Wednesday, June 15, 2011

Unpleasant Greek options

Economist
June 15, 2011

Today has been nasty day for markets, those in Europe especially. Equities are off. The euro is falling against the dollar. And yields on the debt of euro-zone periphery governments are rising to new heights. The yield on 3-month Greek securities is now over 12%. Markets want nothing to do with Greece if they can help it.

European yields have spiked many times before, and each time European leaders have responded with a new bail-out package or other reassurances to prevent Greek panic from fueling a broader contagion. (Over the whole of the crisis, of course, this strategy has been a bit of a disappointment.) So where's this go-round's intervention? Well the trouble at the moment is that Europe's leaders can't agree on one.

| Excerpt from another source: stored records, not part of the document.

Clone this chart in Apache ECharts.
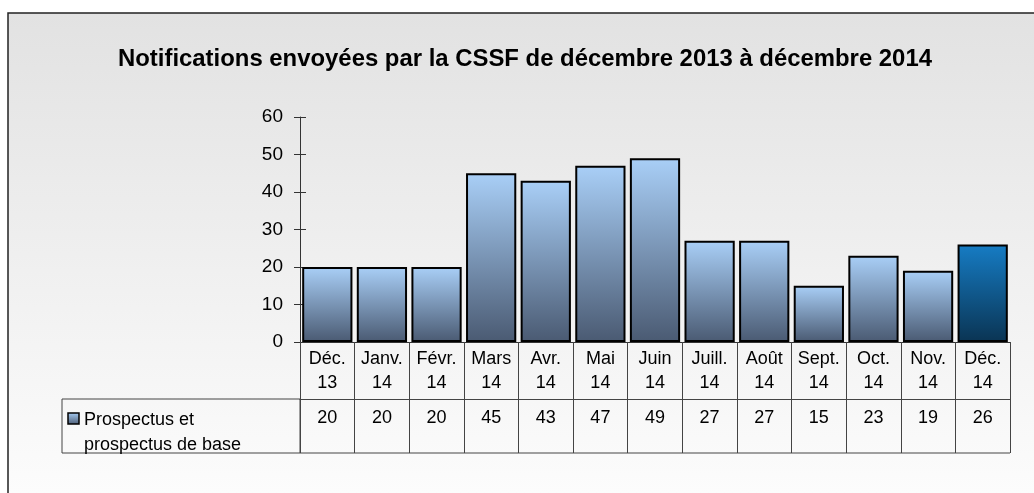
<!DOCTYPE html>
<html>
<head>
<meta charset="utf-8">
<script src="https://cdn.jsdelivr.net/npm/echarts@6/dist/echarts.min.js"></script>
<style>
  html, body { margin: 0; padding: 0; background: #fff; }
  #chart { width: 1034px; height: 493px; }
</style>
</head>
<body>
<div id="chart"></div>
<script>
/* Notifications CSSF déc. 2013 – déc. 2014 */

// --- Data ---
const months = ['Déc.\n13', 'Janv.\n14', 'Févr.\n14', 'Mars\n14', 'Avr.\n14', 'Mai\n14', 'Juin\n14',
                'Juill.\n14', 'Août\n14', 'Sept.\n14', 'Oct.\n14', 'Nov.\n14', 'Déc.\n14'];
const prospectus = [20, 20, 20, 45, 43, 47, 49, 27, 27, 15, 23, 19, 26];
const seriesName = 'Prospectus et\nprospectus de base';
const title = 'Notifications envoyées par la CSSF de décembre 2013 à décembre 2014';

const FONT = '"Liberation Sans", Arial, sans-serif';

// grid box (px)
const G = { left: 300, right: 1010, top: 117, bottom: 342 };
const ROW1 = 57, ROW2 = 54;
const TABLE_LEFT = 62;

const grad = (top, bottom) => new echarts.graphic.LinearGradient(0, 0, 0, 1, [
    { offset: 0, color: top }, { offset: 1, color: bottom }
]);
const normalFill = () => grad('#a9cff7', '#4a5a72');
const lastFill = () => grad('#167cc4', '#0a3453');

const chart = echarts.init(document.getElementById('chart'));
chart.setOption({
    backgroundColor: '#fff',
    animation: false,
    title: {
        text: title,
        left: 113,
        top: 42,
        textStyle: { fontFamily: FONT, fontSize: 23.9, fontWeight: 'bold', color: '#000' }
    },
    grid: { left: G.left, right: 1034 - G.right, top: G.top, bottom: 493 - G.bottom },
    xAxis: [{
        type: 'category',
        data: months,
        axisLine: { onZero: false, lineStyle: { color: '#333', width: 1 } },
        axisTick: { show: true, interval: 0, length: ROW1, lineStyle: { color: '#444' } },
        axisLabel: { fontFamily: FONT, fontSize: 18, color: '#000', lineHeight: 24, margin: 5, interval: 0 }
    }, {
        type: 'category',
        position: 'bottom',
        offset: ROW1,
        data: prospectus.map(String),
        axisLine: { show: true, onZero: false, lineStyle: { color: '#444', width: 1 } },
        axisTick: { show: true, interval: 0, length: ROW2, lineStyle: { color: '#444' } },
        axisLabel: { fontFamily: FONT, fontSize: 18, color: '#000', margin: 10, interval: 0 }
    }],
    yAxis: [{
        type: 'value',
        min: 0, max: 60, interval: 10,
        splitLine: { show: false },
        axisLine: { show: true, lineStyle: { color: '#333' } },
        axisTick: { show: true, length: 6, lineStyle: { color: '#333' } },
        axisLabel: { fontFamily: FONT, fontSize: 19, color: '#000', margin: 17 }
    }, {
        type: 'value',
        position: 'left',
        min: 0, max: 60, interval: 10,
        splitLine: { show: false },
        axisLine: { show: false },
        axisTick: { show: true, inside: true, length: 6, lineStyle: { color: '#333' } },
        axisLabel: { show: false }
    }],
    series: [{
        type: 'bar',
        name: seriesName,
        data: prospectus.map((v, i) => ({
            value: v,
            itemStyle: { color: i === prospectus.length - 1 ? lastFill() : normalFill() }
        })),
        barCategoryGap: '8%',
        itemStyle: { borderColor: '#000', borderWidth: 2 }
    }],
    graphic: [
        // panel background
        {
            type: 'rect', z: -100, silent: true,
            shape: { x: 8, y: 13, width: 1026, height: 480 },
            style: { fill: grad('#e2e2e2', '#fcfcfc') }
        },
        // frame: top and left edges only (the others fall outside the picture)
        {
            type: 'polyline', z: -99, silent: true,
            shape: { points: [[8, 493], [8, 13], [1034, 13]] },
            style: { stroke: '#222', lineWidth: 1.5, fill: null }
        },
        // legend cell of the data table
        {
            type: 'rect', silent: true,
            shape: { x: TABLE_LEFT, y: G.bottom + ROW1, width: G.left - TABLE_LEFT, height: ROW2 },
            style: { fill: null, stroke: '#444', lineWidth: 1 }
        },
        {
            type: 'line', silent: true,
            shape: { x1: G.left, y1: G.bottom + ROW1 + ROW2, x2: G.right, y2: G.bottom + ROW1 + ROW2 },
            style: { stroke: '#444', lineWidth: 1 }
        },
        {
            type: 'rect', silent: true,
            shape: { x: 68, y: 413, width: 11, height: 11 },
            style: { fill: grad('#a9cff7', '#4a5a72'), stroke: '#000', lineWidth: 1.5 }
        },
        {
            type: 'text', silent: true,
            left: 84, top: 408,
            style: { text: seriesName, font: '18px ' + FONT, fill: '#000', lineHeight: 25 }
        }
    ]
});
</script>
</body>
</html>
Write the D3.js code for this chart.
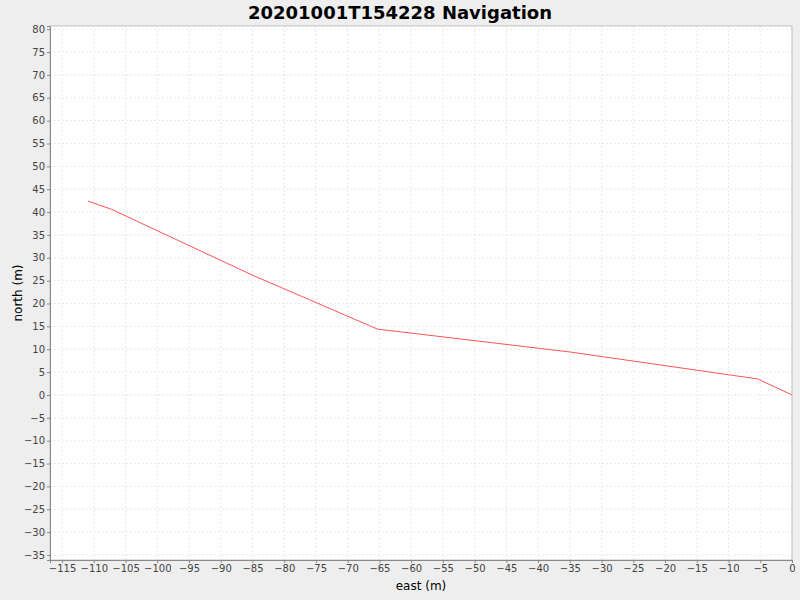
<!DOCTYPE html>
<html><head><meta charset="utf-8">
<script src="https://cdn.jsdelivr.net/npm/d3@7"></script>
<style>body{margin:0;background:#eeeeee;font-family:"DejaVu Sans",sans-serif}</style>
</head><body>
<svg id="chart" width="800" height="600"></svg>
<script>
// track points
const eastValues = [-110.9, -107.2, -85.0, -65.3, -35.0, -5.4, 0];
const northValues = [42.4, 40.6, 26.2, 14.4, 9.4, 3.5, 0];
const xTicks = d3.range(-115, 1, 5);
const yTicks = d3.range(-35, 81, 5);

const svg = d3.select('#chart');
const plotLeft = 50, plotRight = 792, plotTop = 26, plotBottom = 560;

const x = d3.scaleLinear().domain([-116.9, 0]).range([plotLeft, plotRight]);
const y = d3.scaleLinear().domain([-36.1, 80.7]).range([plotBottom, plotTop]);

svg.append('rect').attr('x', plotLeft).attr('y', plotTop)
  .attr('width', plotRight - plotLeft).attr('height', plotBottom - plotTop).attr('fill', '#fff');

// grid
svg.append('g').selectAll('line').data(xTicks).join('line')
  .attr('x1', d => x(d)).attr('x2', d => x(d)).attr('y1', plotTop).attr('y2', plotBottom)
  .attr('stroke', '#dcdcdc').attr('stroke-width', 0.6).attr('stroke-dasharray', '2,2');
svg.append('g').selectAll('line').data(yTicks).join('line')
  .attr('y1', d => y(d)).attr('y2', d => y(d)).attr('x1', plotLeft).attr('x2', plotRight)
  .attr('stroke', '#dcdcdc').attr('stroke-width', 0.6).attr('stroke-dasharray', '2,2');

svg.append('rect').attr('x', plotLeft).attr('y', plotTop)
  .attr('width', plotRight - plotLeft).attr('height', plotBottom - plotTop)
  .attr('fill', 'none').attr('stroke', '#b4b4b4').attr('stroke-width', 0.8);

const xAxis = svg.append('g').attr('transform', `translate(0,${plotBottom})`)
  .call(d3.axisBottom(x).tickValues(xTicks).tickSize(3).tickPadding(2));
const yAxis = svg.append('g').attr('transform', `translate(${plotLeft},0)`)
  .call(d3.axisLeft(y).tickValues(yTicks).tickSize(3).tickPadding(2));
[xAxis, yAxis].forEach(a => {
  a.select('.domain').attr('stroke', '#888');
  a.selectAll('.tick line').attr('stroke', '#888');
  a.selectAll('text').attr('font-size', 10).attr('fill', '#444')
    .attr('font-family', '"DejaVu Sans",sans-serif');
});

const line = d3.line().x(d => x(d[0])).y(d => y(d[1]));
svg.append('path').datum(eastValues.map((e, i) => [e, northValues[i]]))
  .attr('d', line).attr('fill', 'none').attr('stroke', '#ff5555').attr('stroke-width', 1);

svg.append('text').attr('x', 400).attr('y', 19).attr('text-anchor', 'middle')
  .attr('font-size', 18).attr('font-weight', 'bold').text('20201001T154228 Navigation');
svg.append('text').attr('x', (plotLeft + plotRight) / 2).attr('y', 590).attr('text-anchor', 'middle')
  .attr('font-size', 12).text('east (m)');
svg.append('text').attr('transform', `translate(22,${(plotTop + plotBottom) / 2}) rotate(-90)`)
  .attr('text-anchor', 'middle').attr('font-size', 12).text('north (m)');
</script>
</body></html>
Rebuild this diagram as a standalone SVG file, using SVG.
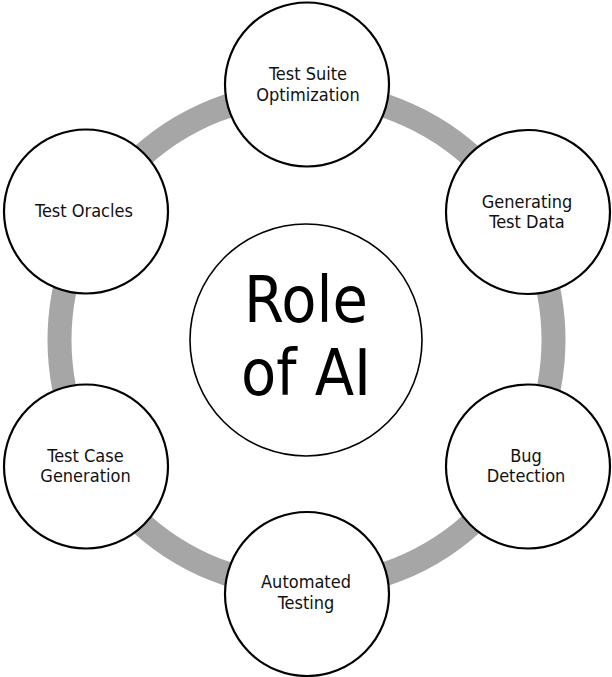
<svg xmlns="http://www.w3.org/2000/svg" width="612" height="677" viewBox="0 0 612 677">
<style>
.ring{fill:none;stroke:#A6A6A6;stroke-width:24}
.node{fill:#fff;stroke:#000;stroke-width:2.2}
.hub{fill:#fff;stroke:#000;stroke-width:1.6}
.t{font-family:"DejaVu Sans Condensed","DejaVu Sans",sans-serif;font-stretch:condensed;font-size:18px;fill:#111;text-anchor:middle}
.big{font-family:"DejaVu Sans Condensed","DejaVu Sans",sans-serif;font-stretch:condensed;font-size:64px;fill:#000;text-anchor:middle}
</style>
<rect width="612" height="677" fill="#fff"/>
<g id="connectors">
<circle class="ring" cx="306.5" cy="340" r="247"/>
</g>
<g id="hub">
<circle class="hub" cx="306" cy="340" r="116"/>
<text class="big" x="306" y="322">Role</text>
<text class="big" x="306" y="395">of AI</text>
</g>
<g id="n-suite">
<circle class="node" cx="307" cy="84.5" r="82"/>
<text class="t" x="308" y="80">Test Suite</text>
<text class="t" x="308" y="101">Optimization</text>
</g>
<g id="n-data">
<circle class="node" cx="528" cy="212" r="82"/>
<text class="t" x="527" y="208">Generating</text>
<text class="t" x="527" y="228">Test Data</text>
</g>
<g id="n-bug">
<circle class="node" cx="528" cy="466.5" r="82"/>
<text class="t" x="526" y="462">Bug</text>
<text class="t" x="526" y="482">Detection</text>
</g>
<g id="n-auto">
<circle class="node" cx="307" cy="594" r="82"/>
<text class="t" x="306" y="588">Automated</text>
<text class="t" x="306" y="609">Testing</text>
</g>
<g id="n-case">
<circle class="node" cx="86" cy="466.5" r="82"/>
<text class="t" x="85.5" y="462">Test Case</text>
<text class="t" x="85.5" y="482">Generation</text>
</g>
<g id="n-oracles">
<circle class="node" cx="86" cy="211.5" r="82"/>
<text class="t" x="84" y="217">Test Oracles</text>
</g>
</svg>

It has become clear that euro-zone governments will be reluctant to contribute more support to Greece unless its private creditors also take a hit. But there is significant disagreement over how to achieve this haircut. All the plans currently under discussion are nominally "voluntary", but voluntary means different things to different people. The German plan is to convene a meeting of Greece's major private bondholders in order to "convince" them to participate in a debt exchange, in which current obligations are traded for new ones with extended maturities. The upside to this plan is that the more coercive aspects of it are likely to make for a high level of creditor participation, and a correspondingly larger benefit to Greece.